-- Begin EXERCISE INPUT --

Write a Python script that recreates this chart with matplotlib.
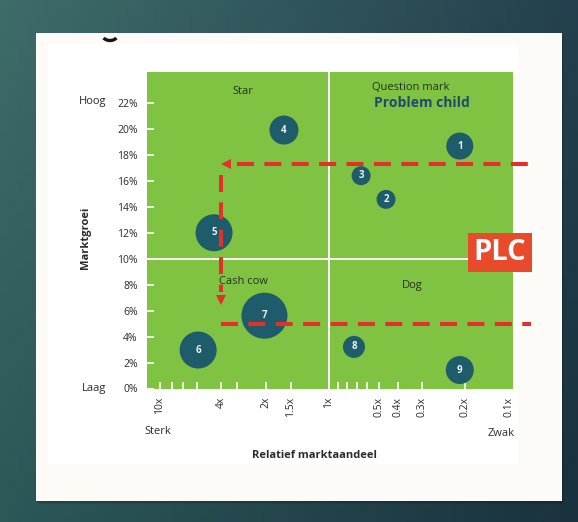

-- End EXERCISE INPUT --
-- Begin EXERCISE INPUT --

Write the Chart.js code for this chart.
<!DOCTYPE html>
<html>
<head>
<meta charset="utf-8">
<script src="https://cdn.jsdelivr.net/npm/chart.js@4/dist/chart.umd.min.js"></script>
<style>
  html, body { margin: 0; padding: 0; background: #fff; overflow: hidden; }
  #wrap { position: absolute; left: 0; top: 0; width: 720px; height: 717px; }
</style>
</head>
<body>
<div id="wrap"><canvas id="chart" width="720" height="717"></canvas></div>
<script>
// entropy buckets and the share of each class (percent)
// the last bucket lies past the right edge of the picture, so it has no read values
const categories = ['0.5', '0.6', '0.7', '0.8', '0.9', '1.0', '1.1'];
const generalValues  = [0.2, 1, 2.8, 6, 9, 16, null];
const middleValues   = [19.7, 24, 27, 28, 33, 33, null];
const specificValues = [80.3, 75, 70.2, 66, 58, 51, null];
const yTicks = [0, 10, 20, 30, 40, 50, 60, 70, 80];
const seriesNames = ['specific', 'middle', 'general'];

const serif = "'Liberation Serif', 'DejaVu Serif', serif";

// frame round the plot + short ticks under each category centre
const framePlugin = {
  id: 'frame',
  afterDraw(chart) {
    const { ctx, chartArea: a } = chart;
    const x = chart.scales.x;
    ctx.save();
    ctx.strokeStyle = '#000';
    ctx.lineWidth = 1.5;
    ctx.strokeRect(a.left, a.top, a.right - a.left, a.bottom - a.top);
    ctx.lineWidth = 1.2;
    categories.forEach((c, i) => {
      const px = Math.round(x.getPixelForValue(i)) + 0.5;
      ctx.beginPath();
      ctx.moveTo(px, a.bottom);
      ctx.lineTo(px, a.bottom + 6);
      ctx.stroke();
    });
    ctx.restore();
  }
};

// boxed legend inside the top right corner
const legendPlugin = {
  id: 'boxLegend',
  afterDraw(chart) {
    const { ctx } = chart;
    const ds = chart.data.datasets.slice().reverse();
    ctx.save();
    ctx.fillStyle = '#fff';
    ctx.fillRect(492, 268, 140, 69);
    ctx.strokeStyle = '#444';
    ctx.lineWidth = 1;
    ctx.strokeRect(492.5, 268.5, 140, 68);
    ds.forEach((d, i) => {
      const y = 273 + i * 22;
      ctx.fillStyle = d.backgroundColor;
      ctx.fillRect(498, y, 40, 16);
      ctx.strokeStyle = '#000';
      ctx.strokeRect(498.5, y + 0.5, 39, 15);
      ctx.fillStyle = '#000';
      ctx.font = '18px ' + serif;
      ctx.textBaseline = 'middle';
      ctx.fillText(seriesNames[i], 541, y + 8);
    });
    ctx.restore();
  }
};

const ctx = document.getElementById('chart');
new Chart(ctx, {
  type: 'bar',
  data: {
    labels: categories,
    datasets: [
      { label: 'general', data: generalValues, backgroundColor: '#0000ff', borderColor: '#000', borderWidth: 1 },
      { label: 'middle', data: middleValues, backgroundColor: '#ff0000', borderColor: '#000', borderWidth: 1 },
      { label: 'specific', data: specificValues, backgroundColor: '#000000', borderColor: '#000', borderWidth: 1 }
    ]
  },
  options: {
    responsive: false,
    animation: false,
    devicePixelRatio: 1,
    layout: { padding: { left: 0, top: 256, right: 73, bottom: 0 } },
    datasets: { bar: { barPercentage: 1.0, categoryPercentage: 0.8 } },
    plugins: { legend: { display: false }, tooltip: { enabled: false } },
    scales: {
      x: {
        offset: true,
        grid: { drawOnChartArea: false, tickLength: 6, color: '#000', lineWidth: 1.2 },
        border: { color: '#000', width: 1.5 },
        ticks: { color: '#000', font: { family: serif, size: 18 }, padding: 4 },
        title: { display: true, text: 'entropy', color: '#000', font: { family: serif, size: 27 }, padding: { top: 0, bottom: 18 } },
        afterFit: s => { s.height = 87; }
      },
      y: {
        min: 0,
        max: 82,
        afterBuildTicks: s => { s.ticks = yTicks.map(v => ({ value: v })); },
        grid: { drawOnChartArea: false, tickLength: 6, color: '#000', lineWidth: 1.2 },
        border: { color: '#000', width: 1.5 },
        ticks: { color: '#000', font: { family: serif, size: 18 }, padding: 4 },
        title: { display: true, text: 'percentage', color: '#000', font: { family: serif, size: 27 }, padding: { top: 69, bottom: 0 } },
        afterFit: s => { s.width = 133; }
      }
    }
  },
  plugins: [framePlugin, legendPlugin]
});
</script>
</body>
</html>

-- End EXERCISE INPUT --

OBJECTIVE: Report every line in the data above in which the word "script" appears.

EXERCISE ANSWER:
Write a Python script that recreates this chart with matplotlib.
<script src="https://cdn.jsdelivr.net/npm/chart.js@4/dist/chart.umd.min.js"></script>
<script>
</script>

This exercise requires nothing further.